Dall’America latina alla Melanesia, tanti popoli e tribù hanno affidato nei secoli, alle variopinte piume degli uccelli, un ruolo di moneta
di Antonio Castellani | Indagando il settore, poco noto ma affascinante, delle monete naturali scopriamo ad esempio come gli indigeni della provincia di Varapaz, nel Nicaragua, nutrivano una particolare devozione per un uccello delle foreste tropicali appartenenti alla famiglia dei Trigonidi, le cui splendide piume di colore verde brillante della coda venivano usate come monete molto rare e di elevato valore, connesso col significato sacrale attribuito al volatile dalla loro religione.

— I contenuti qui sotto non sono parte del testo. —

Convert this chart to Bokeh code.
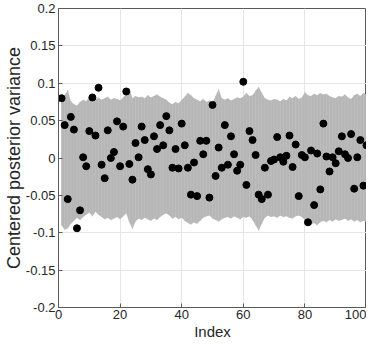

Rarità e valore che dipendevano non tanto dal fatto che questi volatili non fossero diffusi, anzi erano numerosi, ma dal fatto che era severamente vietato ucciderli: i cacciatori di frodo, se scoperti, potevano essere addirittura puniti con la morte. Preziose piume, sempre di uccelli tropicali, servivano come moneta di scambio nel Messico presso i Maya Chontal. E sempre le piume avevano un considerevole valore tra gli Aztechi, che pagavano i loro tributi, in mancanza di monete metalliche, ai re Montezuma I e II proprio con delle piume; a loro volta gli stessi re se ne servivano per pagare i servizi che venivano loro prestati.
Dal continente americano alle Isole Salomone, le vivaci piume del mangiamele scarlatto (Myzomela sanguinolenta) erano applicate a supporti di legno a forma di spirale decorati spesso con conchiglie e nastri: tanto più alto il numero di piume, tanto più elevato il “potere d’acquisto” di questa curiosa moneta.
Anche gli abitanti delle isole di Santa Cruz, in Melanesia, del resto si servivano come moneta delle piume variopinte degli uccelli della specie Myzomela cardinalis, come testimoniano alcune scenografiche “monete copricapo” composte da migliaia di piume. Come avere, insomma, un borsellino in testa!